The “educated bourgeoisie”, in papers like the Financial Times, is frankly aghast at the Tories’ nonsense. Presumably the more educated Tories reflect that Cameron’s stuff is just small-change vote-catching, without serious implications for what a future Tory government in 2010 might do. In any case, the Tories’ demagogy certainly does not show that New Labour has moved left.
• There is, however, a sense in which the shift in capitalist economic policies - all across the world, and in George W Bush’s USA much more than in Gordon Brown’s UK — opens up things for the left.
Actually, large-scale modern capitalist economies have never been regulated solely by the market.
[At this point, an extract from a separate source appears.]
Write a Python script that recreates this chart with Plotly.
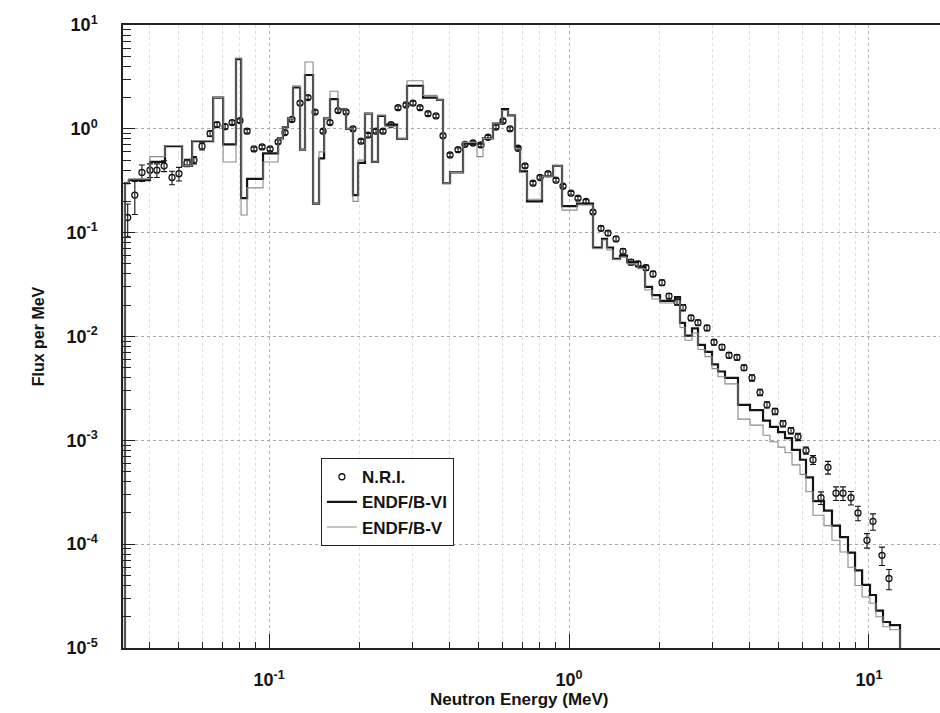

In recent decades more of the “planning” has been done by big global corporations and banks rather than governments, though mostly government economic management has been changed in character rather than abolished.
But with the crisis, what Frederick Engels pointed to over a century ago is forced upfront. “This rebellion of the productive forces, as they grow more and more powerful... this stronger and stronger command that their social character shall be recognised, forces the capitalist class itself to treat them more and more as social productive forces, so far as this is possible under capitalist conditions...
“The crises demonstrate the incapacity of the bourgeoisie for managing any longer modern productive forces... The modern state... essentially... the state of the capitalists, the ideal personification of the total national capital [steps in]...
“The capitalist relation is not done away with. It is rather brought to a head. But, brought to a head, it topples over...”
Engels meant: it could be made to topple over. To admit the necessity of the state regulating economic life is not necessarily left-wing. But once that admission is out in the open, a new question is pushed upfront.
Who then regulates the state? How, with what criteria and aims, should economic life be regulated?
The working class, the creator of wealth, should regulate the state: that is the essence of our call for the labour movement to reshape itself so as to fight for a workers’ government. And economic life should be regulated by social need, not private profit.